### What to do
Pull out of the data below the stretch of lines bounded by the one containing "Write the React, TypeScript" and the one containing "import * as", both bounds included, unchanged.

### Information given
begin
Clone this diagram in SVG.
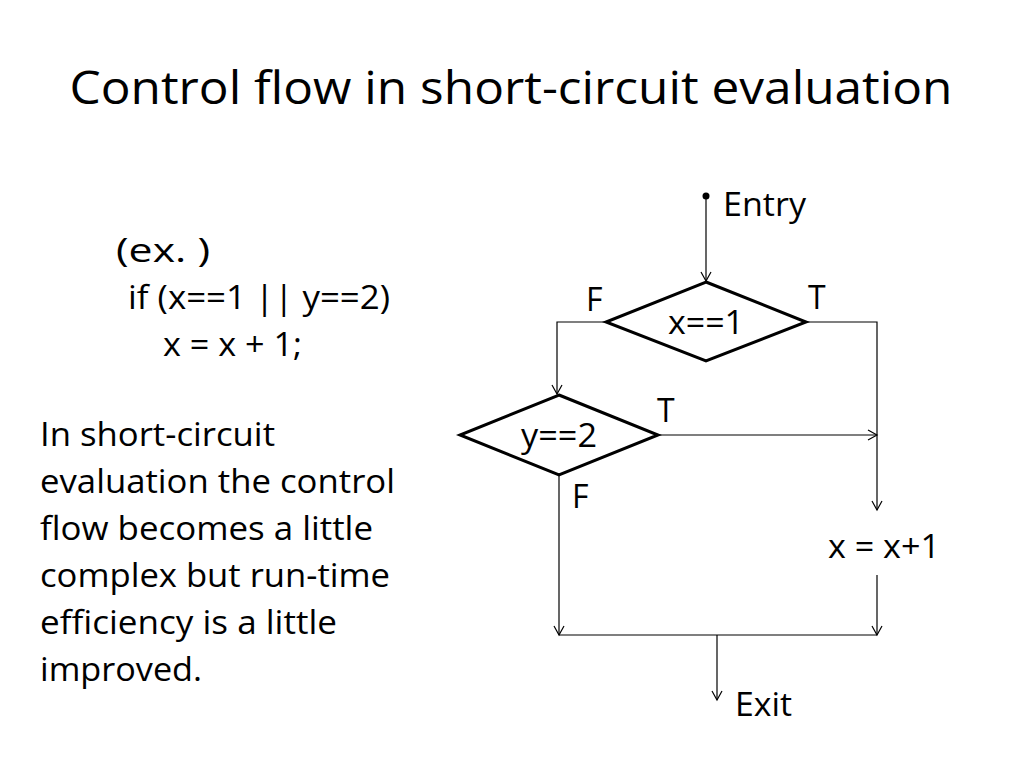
end
begin
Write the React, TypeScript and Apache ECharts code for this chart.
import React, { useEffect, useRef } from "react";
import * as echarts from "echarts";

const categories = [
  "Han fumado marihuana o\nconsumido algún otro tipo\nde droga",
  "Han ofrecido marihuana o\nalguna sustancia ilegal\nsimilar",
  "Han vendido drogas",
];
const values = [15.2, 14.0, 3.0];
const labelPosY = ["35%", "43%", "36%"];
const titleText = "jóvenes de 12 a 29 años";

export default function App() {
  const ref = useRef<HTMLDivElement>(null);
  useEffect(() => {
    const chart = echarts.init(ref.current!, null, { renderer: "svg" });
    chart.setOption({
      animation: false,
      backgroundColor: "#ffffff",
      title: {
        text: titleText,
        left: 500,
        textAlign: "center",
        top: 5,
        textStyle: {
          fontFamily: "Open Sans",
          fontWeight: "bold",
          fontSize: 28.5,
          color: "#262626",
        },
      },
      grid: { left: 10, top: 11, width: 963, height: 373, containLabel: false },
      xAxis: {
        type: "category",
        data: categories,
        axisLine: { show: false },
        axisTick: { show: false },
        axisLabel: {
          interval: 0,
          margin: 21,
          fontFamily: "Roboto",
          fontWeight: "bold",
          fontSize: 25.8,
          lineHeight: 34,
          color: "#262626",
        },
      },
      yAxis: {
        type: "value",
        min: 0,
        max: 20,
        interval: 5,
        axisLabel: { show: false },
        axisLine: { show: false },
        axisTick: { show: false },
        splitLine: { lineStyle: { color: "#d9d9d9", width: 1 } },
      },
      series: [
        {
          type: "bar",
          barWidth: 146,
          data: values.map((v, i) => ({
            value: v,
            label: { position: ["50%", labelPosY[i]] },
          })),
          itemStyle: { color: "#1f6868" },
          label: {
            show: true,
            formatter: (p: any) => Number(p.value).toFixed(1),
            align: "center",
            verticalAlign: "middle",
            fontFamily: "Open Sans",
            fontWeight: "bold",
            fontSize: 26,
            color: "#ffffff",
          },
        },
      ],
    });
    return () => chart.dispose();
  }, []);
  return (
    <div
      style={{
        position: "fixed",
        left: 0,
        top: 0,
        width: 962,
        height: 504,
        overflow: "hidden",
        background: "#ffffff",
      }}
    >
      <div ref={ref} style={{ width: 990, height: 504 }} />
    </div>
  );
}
end
### Exercise response
Write the React, TypeScript and Apache ECharts code for this chart.
import React, { useEffect, useRef } from "react";
import * as echarts from "echarts";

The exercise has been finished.